# Brief
Pictures within the data are to be left out; everything else must be reproduced exactly.

# Dataset extract
____
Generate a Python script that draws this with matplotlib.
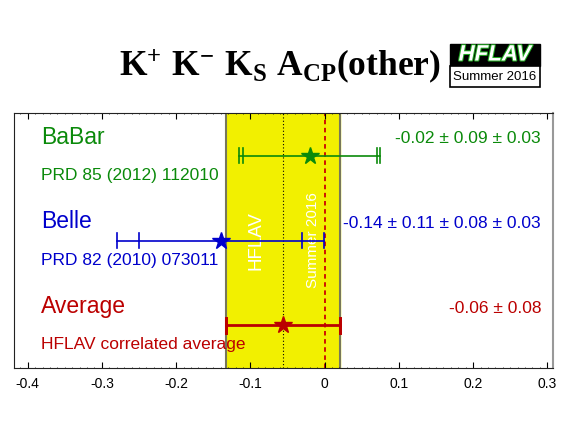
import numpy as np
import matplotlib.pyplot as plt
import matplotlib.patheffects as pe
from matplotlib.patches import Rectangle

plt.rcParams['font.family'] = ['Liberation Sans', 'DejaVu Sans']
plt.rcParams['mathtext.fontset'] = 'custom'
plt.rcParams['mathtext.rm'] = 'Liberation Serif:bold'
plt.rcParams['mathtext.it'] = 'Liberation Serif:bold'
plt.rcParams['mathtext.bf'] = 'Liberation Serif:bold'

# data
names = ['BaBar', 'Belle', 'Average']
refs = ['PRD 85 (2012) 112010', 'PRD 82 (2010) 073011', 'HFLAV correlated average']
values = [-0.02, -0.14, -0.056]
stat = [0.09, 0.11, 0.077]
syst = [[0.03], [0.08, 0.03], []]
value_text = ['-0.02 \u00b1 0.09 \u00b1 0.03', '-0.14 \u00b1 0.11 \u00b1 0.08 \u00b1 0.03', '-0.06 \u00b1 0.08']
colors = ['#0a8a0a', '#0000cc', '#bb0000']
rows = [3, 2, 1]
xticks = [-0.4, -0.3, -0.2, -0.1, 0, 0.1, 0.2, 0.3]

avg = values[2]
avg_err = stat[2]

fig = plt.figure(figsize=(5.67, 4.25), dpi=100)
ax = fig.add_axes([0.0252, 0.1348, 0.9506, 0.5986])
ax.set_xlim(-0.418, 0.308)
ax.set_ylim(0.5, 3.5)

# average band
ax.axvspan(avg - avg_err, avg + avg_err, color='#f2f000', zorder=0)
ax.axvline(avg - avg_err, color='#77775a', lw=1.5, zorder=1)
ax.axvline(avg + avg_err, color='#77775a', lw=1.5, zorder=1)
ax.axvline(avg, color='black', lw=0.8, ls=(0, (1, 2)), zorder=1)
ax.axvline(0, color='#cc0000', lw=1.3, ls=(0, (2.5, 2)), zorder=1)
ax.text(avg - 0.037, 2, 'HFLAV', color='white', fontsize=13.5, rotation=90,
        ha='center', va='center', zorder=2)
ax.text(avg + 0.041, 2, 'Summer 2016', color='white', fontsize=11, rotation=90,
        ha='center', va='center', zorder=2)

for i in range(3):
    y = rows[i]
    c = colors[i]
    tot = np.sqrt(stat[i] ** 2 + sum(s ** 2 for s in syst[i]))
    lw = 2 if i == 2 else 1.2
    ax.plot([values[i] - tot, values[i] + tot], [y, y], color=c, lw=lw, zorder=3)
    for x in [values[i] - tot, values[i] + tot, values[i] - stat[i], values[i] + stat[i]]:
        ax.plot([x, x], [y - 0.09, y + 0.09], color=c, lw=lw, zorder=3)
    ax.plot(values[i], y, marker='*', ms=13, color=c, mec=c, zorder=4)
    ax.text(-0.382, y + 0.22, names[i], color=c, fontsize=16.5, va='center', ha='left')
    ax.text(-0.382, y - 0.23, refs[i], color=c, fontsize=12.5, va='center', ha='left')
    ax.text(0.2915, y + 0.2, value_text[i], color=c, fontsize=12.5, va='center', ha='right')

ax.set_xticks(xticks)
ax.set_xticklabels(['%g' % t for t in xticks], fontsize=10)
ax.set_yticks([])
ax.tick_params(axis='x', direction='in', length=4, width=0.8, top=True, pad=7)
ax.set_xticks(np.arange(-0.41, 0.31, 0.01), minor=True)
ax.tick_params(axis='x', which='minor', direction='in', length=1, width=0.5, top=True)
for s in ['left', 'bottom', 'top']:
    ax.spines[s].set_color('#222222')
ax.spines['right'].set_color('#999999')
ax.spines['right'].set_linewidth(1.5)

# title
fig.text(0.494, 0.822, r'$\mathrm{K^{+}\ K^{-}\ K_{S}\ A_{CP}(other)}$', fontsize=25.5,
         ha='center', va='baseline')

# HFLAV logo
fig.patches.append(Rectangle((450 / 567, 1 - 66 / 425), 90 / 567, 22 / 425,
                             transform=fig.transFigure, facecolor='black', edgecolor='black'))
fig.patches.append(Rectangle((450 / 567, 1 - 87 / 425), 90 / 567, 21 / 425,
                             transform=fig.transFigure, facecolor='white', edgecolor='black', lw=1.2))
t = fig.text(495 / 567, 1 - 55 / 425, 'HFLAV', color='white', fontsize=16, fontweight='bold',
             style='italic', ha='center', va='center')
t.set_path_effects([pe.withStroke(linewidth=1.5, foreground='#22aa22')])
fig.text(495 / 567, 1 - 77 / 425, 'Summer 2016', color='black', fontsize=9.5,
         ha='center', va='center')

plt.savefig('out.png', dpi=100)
____
# Result for this exercise
Generate a Python script that draws this with matplotlib.
import numpy as np
import matplotlib.pyplot as plt
import matplotlib.patheffects as pe
from matplotlib.patches import Rectangle

plt.rcParams['font.family'] = ['Liberation Sans', 'DejaVu Sans']
plt.rcParams['mathtext.fontset'] = 'custom'
plt.rcParams['mathtext.rm'] = 'Liberation Serif:bold'
plt.rcParams['mathtext.it'] = 'Liberation Serif:bold'
plt.rcParams['mathtext.bf'] = 'Liberation Serif:bold'

# data
names = ['BaBar', 'Belle', 'Average']
refs = ['PRD 85 (2012) 112010', 'PRD 82 (2010) 073011', 'HFLAV correlated average']
values = [-0.02, -0.14, -0.056]
stat = [0.09, 0.11, 0.077]
syst = [[0.03], [0.08, 0.03], []]
value_text = ['-0.02 \u00b1 0.09 \u00b1 0.03', '-0.14 \u00b1 0.11 \u00b1 0.08 \u00b1 0.03', '-0.06 \u00b1 0.08']
colors = ['#0a8a0a', '#0000cc', '#bb0000']
rows = [3, 2, 1]
xticks = [-0.4, -0.3, -0.2, -0.1, 0, 0.1, 0.2, 0.3]

avg = values[2]
avg_err = stat[2]

fig = plt.figure(figsize=(5.67, 4.25), dpi=100)
ax = fig.add_axes([0.0252, 0.1348, 0.9506, 0.5986])
ax.set_xlim(-0.418, 0.308)
ax.set_ylim(0.5, 3.5)

# average band
ax.axvspan(avg - avg_err, avg + avg_err, color='#f2f000', zorder=0)
ax.axvline(avg - avg_err, color='#77775a', lw=1.5, zorder=1)
ax.axvline(avg + avg_err, color='#77775a', lw=1.5, zorder=1)
ax.axvline(avg, color='black', lw=0.8, ls=(0, (1, 2)), zorder=1)
ax.axvline(0, color='#cc0000', lw=1.3, ls=(0, (2.5, 2)), zorder=1)
ax.text(avg - 0.037, 2, 'HFLAV', color='white', fontsize=13.5, rotation=90,
        ha='center', va='center', zorder=2)
ax.text(avg + 0.041, 2, 'Summer 2016', color='white', fontsize=11, rotation=90,
        ha='center', va='center', zorder=2)

for i in range(3):
    y = rows[i]
    c = colors[i]
    tot = np.sqrt(stat[i] ** 2 + sum(s ** 2 for s in syst[i]))
    lw = 2 if i == 2 else 1.2
    ax.plot([values[i] - tot, values[i] + tot], [y, y], color=c, lw=lw, zorder=3)
    for x in [values[i] - tot, values[i] + tot, values[i] - stat[i], values[i] + stat[i]]:
        ax.plot([x, x], [y - 0.09, y + 0.09], color=c, lw=lw, zorder=3)
    ax.plot(values[i], y, marker='*', ms=13, color=c, mec=c, zorder=4)
    ax.text(-0.382, y + 0.22, names[i], color=c, fontsize=16.5, va='center', ha='left')
    ax.text(-0.382, y - 0.23, refs[i], color=c, fontsize=12.5, va='center', ha='left')
    ax.text(0.2915, y + 0.2, value_text[i], color=c, fontsize=12.5, va='center', ha='right')

ax.set_xticks(xticks)
ax.set_xticklabels(['%g' % t for t in xticks], fontsize=10)
ax.set_yticks([])
ax.tick_params(axis='x', direction='in', length=4, width=0.8, top=True, pad=7)
ax.set_xticks(np.arange(-0.41, 0.31, 0.01), minor=True)
ax.tick_params(axis='x', which='minor', direction='in', length=1, width=0.5, top=True)
for s in ['left', 'bottom', 'top']:
    ax.spines[s].set_color('#222222')
ax.spines['right'].set_color('#999999')
ax.spines['right'].set_linewidth(1.5)

# title
fig.text(0.494, 0.822, r'$\mathrm{K^{+}\ K^{-}\ K_{S}\ A_{CP}(other)}$', fontsize=25.5,
         ha='center', va='baseline')

# HFLAV logo
fig.patches.append(Rectangle((450 / 567, 1 - 66 / 425), 90 / 567, 22 / 425,
                             transform=fig.transFigure, facecolor='black', edgecolor='black'))
fig.patches.append(Rectangle((450 / 567, 1 - 87 / 425), 90 / 567, 21 / 425,
                             transform=fig.transFigure, facecolor='white', edgecolor='black', lw=1.2))
t = fig.text(495 / 567, 1 - 55 / 425, 'HFLAV', color='white', fontsize=16, fontweight='bold',
             style='italic', ha='center', va='center')
t.set_path_effects([pe.withStroke(linewidth=1.5, foreground='#22aa22')])
fig.text(495 / 567, 1 - 77 / 425, 'Summer 2016', color='black', fontsize=9.5,
         ha='center', va='center')

plt.savefig('out.png', dpi=100)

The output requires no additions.